Besides being a gorgeous flooring choice, hardwood floors give us a wonderful, warm blank canvas to play with a wonderful New Traditional staple: rugs. It is my firm belief that a home isn’t complete without floor coverings. A rug can take a space from barren and chilly to warm and inviting.
Rugs complete a room by anchoring furniture to a specific area. With open floor plans being commonplace, it is especially important to be able to create groupings of furniture that feel like their own separate spaces. Placing a rug underneath your dining table or living room furniture gives your space a focal point — not to mention it protects against scrapes and bumps when furniture gets moved.
Besides protecting your floor from scratches (and your feet from touching the cold ground), rugs bring texture and interest to your spaces. Whether you want to leave a large swatch of natural floor uncovered or bring in the full rug experience (nothing wrong with a little or a lot) there is always something to gain from a floor covering. Rugs introduce fantastic color palettes to play with in your spaces. In fact, often rugs are so colorful and eye-catching that our designers plan entire rooms around them.

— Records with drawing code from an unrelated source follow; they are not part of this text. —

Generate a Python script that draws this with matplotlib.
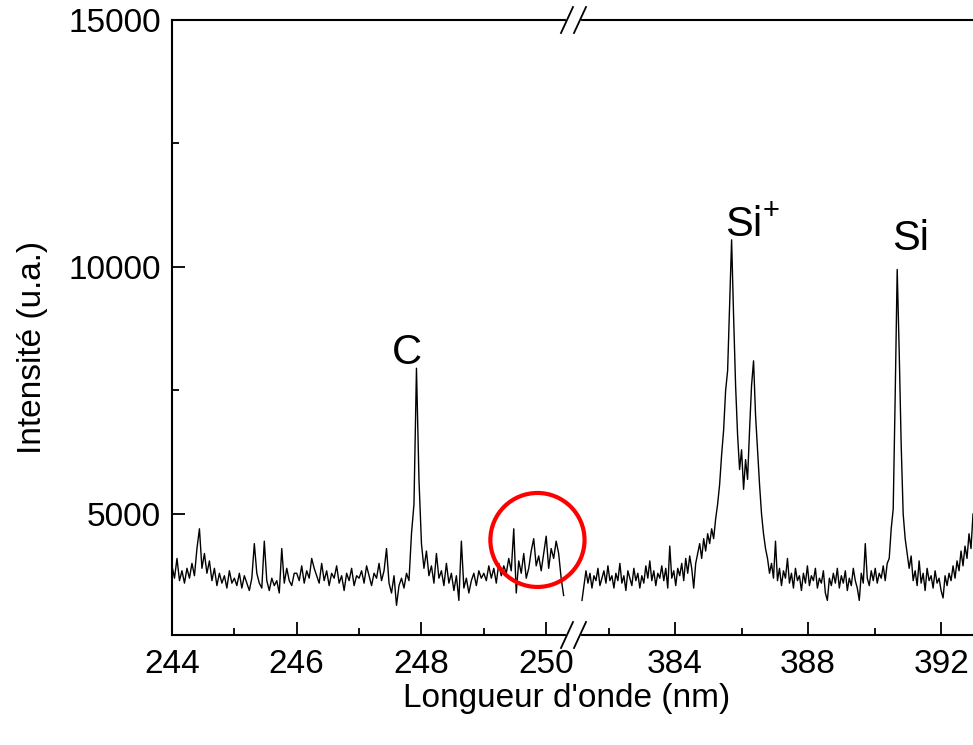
import numpy as np
import matplotlib
matplotlib.use("Agg")
import matplotlib.pyplot as plt
from matplotlib.patches import Ellipse
from matplotlib.lines import Line2D

plt.rcParams['font.family'] = ['Liberation Sans', 'DejaVu Sans']
plt.rcParams['mathtext.fontset'] = 'custom'
plt.rcParams['mathtext.rm'] = 'Liberation Sans'

# ---------------- data ----------------
# left segment: 244.00 .. 250.28 nm
left_start, left_stop = 244.00, 250.28
left_intensity = [
    3950, 3700, 4100, 3650, 3850, 3600, 3900, 3700, 4000, 3750, 4300, 4700, 3900, 4200, 3800, 4050, 3650, 3900, 3550, 3800, 3600, 3750, 3500, 3850, 3600,
    3700, 3550, 3800, 3500, 3750, 3600, 3450, 3700, 4400, 3800, 3600, 3500, 4450, 3650, 3450, 3700, 3550, 3650, 3400, 4300, 3600, 3900, 3650, 3550, 3800,
    3800, 3650, 3950, 3600, 3850, 3700, 4100, 3900, 3750, 3600, 4000, 3650, 3850, 3550, 3800, 3700, 3950, 3600, 3750, 3450, 3800, 3650, 3900, 3550, 3750,
    3700, 3850, 3600, 3950, 3750, 3550, 3800, 3700, 4000, 3650, 3850, 4300, 3600, 3400, 3750, 3150, 3550, 3700, 3500, 3800, 3650, 4600, 5200, 7950, 5700,
    4400, 3900, 4250, 3750, 3950, 3600, 4200, 3700, 3850, 3550, 4000, 3600, 3800, 3450, 3750, 3250, 4450, 3500, 3700, 3400, 3650, 3800, 3550, 3850, 3700,
    3800, 3650, 3950, 3700, 3900, 3600, 4000, 3750, 3950, 3800, 4100, 3850, 4700, 3400, 4050, 3800, 4200, 3700, 3900, 4250, 4500, 3950, 4150, 3850, 4200,
    4550, 3900, 4300, 4100, 4450, 4200, 3700, 3350,
]

# right segment: 381.20 .. 392.96 nm
right_start, right_stop = 381.20, 392.96
right_intensity = [
    3250, 3550, 3850, 3600, 3800, 3500, 3750, 3650, 3900, 3550,
    3700, 3850, 3600, 3950, 3650, 3750, 3500, 3800, 3650, 4000,
    3600, 3750, 3450, 3850, 3700, 3550, 3900, 3650, 3800, 3500,
    3750, 3600, 3950, 3700, 4050, 3650, 3850, 3550, 3800, 3700,
    3950, 3650, 3900, 3500, 4350, 3700, 3850, 3550, 3900, 3750,
    4000, 3650, 4100, 3800, 4150, 3900, 3500, 4000,
    4200, 4400, 4100, 4500, 4250, 4600, 4400, 4700, 4500, 4900,
    5200, 5600, 6200, 6700, 7500, 7900, 9200, 10550, 9000, 7600,
    6600, 5900, 6300, 5500, 6100, 5700, 6700, 7600, 8100, 7000,
    6300, 5600, 5000, 4600, 4300, 4100, 3800,
    4000, 3700, 4450, 3650, 3900, 3550, 3850, 3700, 4100, 3600,
    3800, 3500, 3900, 3650, 3750, 3450, 3800, 3600, 3950, 3550,
    3750, 3650, 3900, 3500, 3700, 3600, 3850, 3400, 3250, 3700,
    3550, 3800, 3600, 3900, 3500, 3750, 3600, 3850, 3450, 3700,
    3550, 3900, 3650, 3500, 3250, 3800, 3600, 4400, 3700, 3550,
    3850, 3650, 3900, 3600, 3800, 3700, 3950, 3650, 4000,
    4100, 4700, 5100, 7400, 9950, 8300, 6400, 5000, 4500, 4200,
    3900, 4150, 3650, 3850, 3550, 4050, 3600, 3800, 3450, 3900,
    3650, 3750, 3500, 3850, 3600, 3700, 3450, 3300, 3750, 3550,
    3800, 3650, 3950, 3700, 4050, 3850, 4250, 3950, 4350, 4100, 4600, 4300, 5000,
]

left_wl = np.linspace(left_start, left_stop, len(left_intensity))
right_wl = np.linspace(right_start, right_stop, len(right_intensity))

left_major = [244, 246, 248, 250]
left_minor = [245, 247, 249]
right_major = [384, 388, 392]
right_minor = [382, 386, 390]
y_major = [5000, 10000, 15000]
y_minor = [7500, 12500]

peak_labels = [("C", "left", 247.76, 8036),
               (r"Si$^{\mathregular{+}}$", "right", 386.32, 10627),
               ("Si", "right", 391.07, 10343)]

# ---------------- figure ----------------
W, H = 973, 745
fig = plt.figure(figsize=(W / 100, H / 100), dpi=100)

x0, xb, x1 = 172, 573, 973
ytop, ybot = 20, 635
b = (H - ybot) / H
h = (ybot - ytop) / H
axL = fig.add_axes([x0 / W, b, (xb - x0) / W, h])
axR = fig.add_axes([xb / W, b, (x1 - xb) / W, h])
axL.set_zorder(axR.get_zorder() + 1)

for ax in (axL, axR):
    ax.set_ylim(2550, 15000)
    for s in ax.spines.values():
        s.set_linewidth(1.5)
    ax.tick_params(which='both', direction='in', width=1.3, labelsize=24)
    ax.tick_params(which='major', length=9.5)
    ax.tick_params(which='minor', length=5)
    ax.tick_params(axis='x', pad=10)
    ax.tick_params(axis='y', pad=8)
    ax.tick_params(top=False, right=False)

axL.plot(left_wl, left_intensity, color='black', lw=1.0)
axR.plot(right_wl, right_intensity, color='black', lw=1.0)

axL.set_xlim(244, 250.43)
axR.set_xlim(380.93, 392.96)

axL.set_xticks(left_major)
axL.set_xticks(left_minor, minor=True)
axR.set_xticks(right_major)
axR.set_xticks(right_minor, minor=True)
axL.set_yticks(y_major)
axL.set_yticks(y_minor, minor=True)
axR.set_yticks([])
axR.set_yticks([], minor=True)

axL.spines['right'].set_visible(False)
axR.spines['left'].set_visible(False)
axR.spines['right'].set_visible(False)

for txt, side, xv, yv in peak_labels:
    ax = axL if side == "left" else axR
    ax.text(xv, yv, txt, fontsize=30, ha='center', va='baseline')

# red circle
circ = Ellipse((249.86, 4474), width=94 / 62.25, height=94 * 5000 / 247,
               fill=False, edgecolor='#ff0000', lw=3, clip_on=False, zorder=5)
axL.add_patch(circ)

# axis break marks
for yc in (ytop, ybot):
    fig.add_artist(Line2D([568 / W, 579 / W], [(H - yc) / H] * 2,
                          color='white', lw=3, zorder=10))
    for xc in (567, 580):
        fig.add_artist(Line2D([(xc - 6) / W, (xc + 6) / W],
                              [(H - yc - 13) / H, (H - yc + 13) / H],
                              color='black', lw=1.3, zorder=11))

fig.text(567 / W, (H - 698) / H, "Longueur d'onde (nm)", fontsize=24,
         ha='center', va='center')
fig.text(33 / W, (H - 347) / H, "Intensité (u.a.)", fontsize=24,
         ha='center', va='center', rotation=90)

fig.savefig("out.png", dpi=100)
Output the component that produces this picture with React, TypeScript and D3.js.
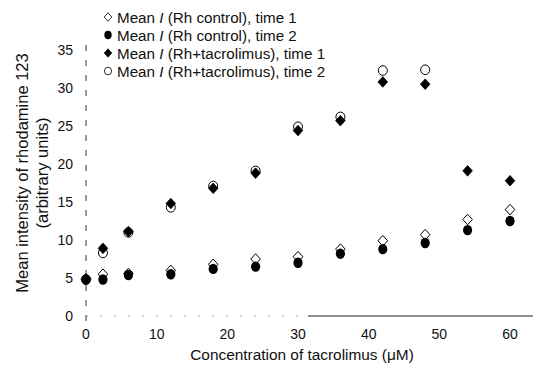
import React from "react";
import * as d3 from "d3";

const conc = [0, 2.4, 6, 12, 18, 24, 30, 36, 42, 48, 54, 60];
const ctrlT1 = [4.9, 5.5, 5.6, 6.0, 6.8, 7.5, 7.8, 8.8, 9.9, 10.7, 12.7, 14.0];
const ctrlT2 = [4.8, 4.8, 5.4, 5.5, 6.2, 6.5, 7.0, 8.2, 8.8, 9.6, 11.3, 12.5];
const tacT1 = [4.8, 8.9, 11.1, 14.8, 16.8, 18.8, 24.4, 25.7, 30.8, 30.5, 19.1, 17.8];
const tacT2: (number | null)[] = [4.8, 8.3, 11.0, 14.3, 17.1, 19.1, 24.9, 26.2, 32.3, 32.4, null, null];
const xTicks = [0, 10, 20, 30, 40, 50, 60];
const yTicks = [0, 5, 10, 15, 20, 25, 30, 35];
const legendLabels = [
  "(Rh control), time 1",
  "(Rh control), time 2",
  "(Rh+tacrolimus), time 1",
  "(Rh+tacrolimus), time 2",
];

const FONT = "'Liberation Sans', Arial, Helvetica, sans-serif";

const x = d3.scaleLinear().domain([0, 60]).range([86, 510]);
const y = d3.scaleLinear().domain([0, 35]).range([316, 50]);

const diamondPath = (cx: number, cy: number, w = 4.8, h = 5.3) =>
  `M${cx},${cy - h}L${cx + w},${cy}L${cx},${cy + h}L${cx - w},${cy}Z`;

type Kind = "openDiamond" | "filledCircle" | "filledDiamond" | "openCircle";

function Marker({ kind, cx, cy }: { kind: Kind; cx: number; cy: number }) {
  if (kind === "openDiamond")
    return <path d={diamondPath(cx, cy)} fill="#fff" stroke="#000" strokeWidth={1} />;
  if (kind === "filledDiamond")
    return <path d={diamondPath(cx, cy)} fill="#000" stroke="#000" strokeWidth={0.8} />;
  if (kind === "filledCircle")
    return <ellipse cx={cx} cy={cy} rx={4.6} ry={5.2} fill="#000" />;
  return <ellipse cx={cx} cy={cy} rx={4.5} ry={4.8} fill="#fff" stroke="#000" strokeWidth={1} />;
}

const series: { kind: Kind; vals: (number | null)[] }[] = [
  { kind: "openDiamond", vals: ctrlT1 },
  { kind: "openCircle", vals: tacT2 },
  { kind: "filledCircle", vals: ctrlT2 },
  { kind: "filledDiamond", vals: tacT1 },
];

const legendKinds: Kind[] = ["openDiamond", "filledCircle", "filledDiamond", "openCircle"];

export default function App() {
  return (
    <svg width={533} height={373} style={{ position: "absolute", left: 0, top: 0, background: "#fff" }}>
      <rect x={0} y={0} width={533} height={373} fill="#fff" />
      {/* y axis */}
      <line x1={86} x2={86} y1={45} y2={326} stroke="#333" strokeWidth={1} strokeDasharray="6,9" />
      {/* x axis */}
      <line x1={86} x2={306} y1={y(0)} y2={y(0)} stroke="#888" strokeWidth={0.8} strokeDasharray="2,12" />
      <line x1={308} x2={533} y1={y(0)} y2={y(0)} stroke="#222" strokeWidth={1} />
      {yTicks.map((t) => (
        <text key={t} x={73} y={y(t) + 5} textAnchor="end" fontFamily={FONT} fontSize={14} fill="#111">
          {t}
        </text>
      ))}
      {xTicks.map((t) => (
        <text key={t} x={x(t)} y={339} textAnchor="middle" fontFamily={FONT} fontSize={14} fill="#111">
          {t}
        </text>
      ))}
      <text x={302} y={360} textAnchor="middle" fontFamily={FONT} fontSize={15.4} fill="#111">
        Concentration of tacrolimus (μM)
      </text>
      <g transform="translate(0,173) rotate(-90)">
        <text x={0} y={28} textAnchor="middle" fontFamily={FONT} fontSize={16.5} fill="#111">
          Mean intensity of rhodamine 123
        </text>
        <text x={0} y={48} textAnchor="middle" fontFamily={FONT} fontSize={16.5} fill="#111">
          (arbitrary units)
        </text>
      </g>
      {series.map((s) => (
        <g key={s.kind}>
          {s.vals.map((v, i) =>
            v == null ? null : <Marker key={i} kind={s.kind} cx={x(conc[i])} cy={y(v)} />
          )}
        </g>
      ))}
      {legendLabels.map((l, i) => (
        <g key={i}>
          <g transform={`translate(108,${17 + i * 18}) scale(0.8)`}>
            <Marker kind={legendKinds[i]} cx={0} cy={0} />
          </g>
          <text x={117} y={17 + i * 18 + 5.5} fontFamily={FONT} fontSize={15.2} fill="#111">
            Mean <tspan fontStyle="italic">I</tspan> {l}
          </text>
        </g>
      ))}
    </svg>
  );
}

Don’t be afraid to layer your floor coverings. We are always looking for ways to add dimension to our rooms and floor coverings are a great place to start. A favorite is pairing a natural fiber rug (jute or sisal) with a beautiful vintage covering (or trendy pattern or fun shape — the options are limitless!). Layering floor coverings helps address pressing issues such as “this looks boring” or “this rug is too small for my space now that I’ve moved but I love it.” Ordering a custom sized sisal or jute rug to act as a base layer to your favorite rug is a fantastic way to add interest or fill an empty space.
There is a variety of ways to arrange your rugs once you find the ones you love. As a rule of thumb, try to either have all furniture sitting on our floor covering, or at least the front legs of all furniture sitting within the rug boundaries. This lets the floor covering do its job and anchor furniture together. However, there are always exceptions to a rule. For example, in bedrooms it is not uncommon to find two runners used in lieu of a traditional large rug.
With seemingly endless options, personal preference is key when choosing and placing a rug.